Once in a while one of them will engage the customers in conversation although, humor being the last thing you pick up in a new language, one doesn’t get far trying to horse around. The cut costs $5, and they seem quite happy with the $3 tip I throw in—see, you can still get a bargain in New York.
The best part, though, is just seeing all these newcomers trying to nail down a trade so they can have an income and a life in their new surroundings, amidst which you can witness them groping forward in the most winningly awkward way. The customers are another smorgasbord of ethnicities, and it reminded me of the segregationist argument from the 1960s that white-only barber shops existed because cutting African-style hair was just such a different technique. Sure, that’s why Sergey, Ahmed and Mario learn it in ten lessons.
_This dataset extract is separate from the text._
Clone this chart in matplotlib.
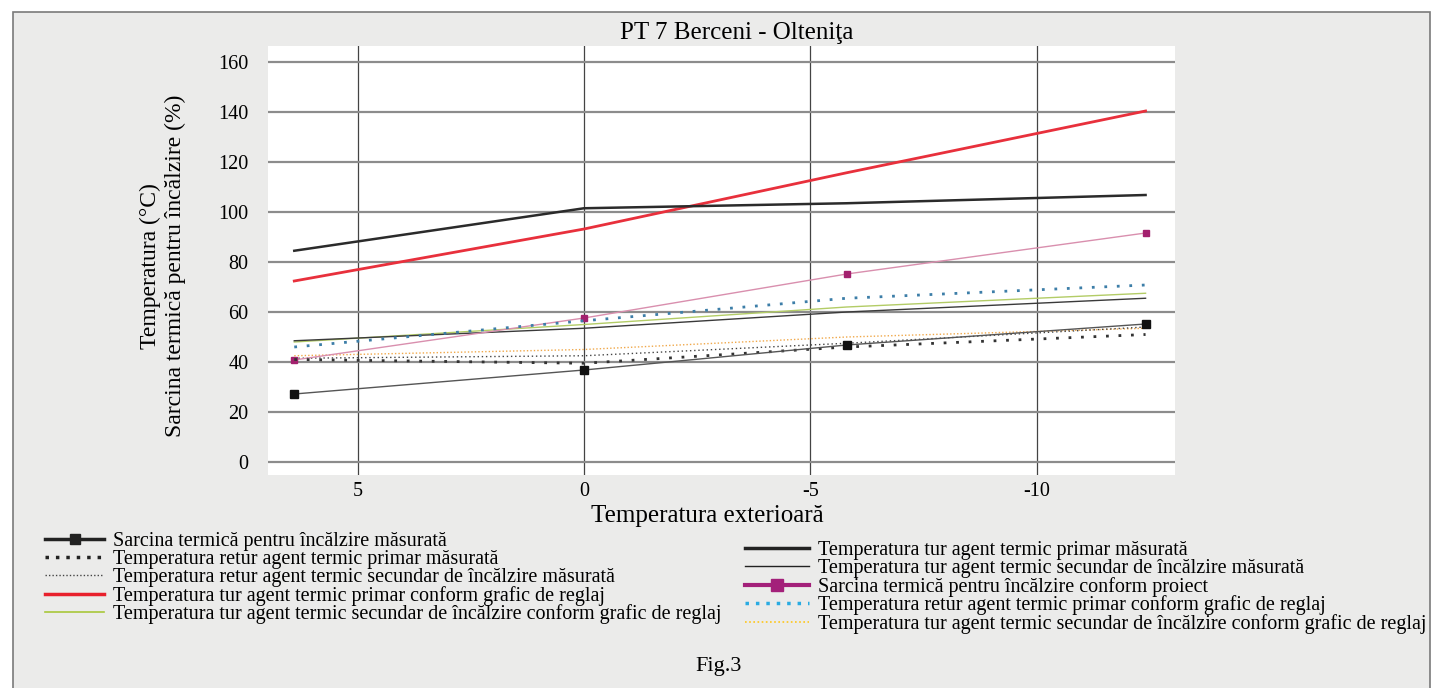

The guy next to me smiled placidly while getting a clipper-cut down to his bald head that looked for all the world like a scalp massage. Guys, go forth and multiply, and let hair of all colors fall to the earth.
Oh yes, and Hillary looked pretty tough to beat on Tuesday, reminding me of my estrangement from the biped species. Several people in my daily environment were quite pleased even though they are not of a warlike nature nor particularly fond of the little adventure in Iraq she continues to quietly endorse. Politics is the art of doing one thing and projecting another on the large screen behind you, so I suppose we should be impressed with those talents of hers, at least.
It was 68 in New York yesterday, breaking the former record by 10 degrees. This is some consolation for those who do not believe in reincarnation—by the time things melt completely, we should be well dead and not have to come back to endure the consequences.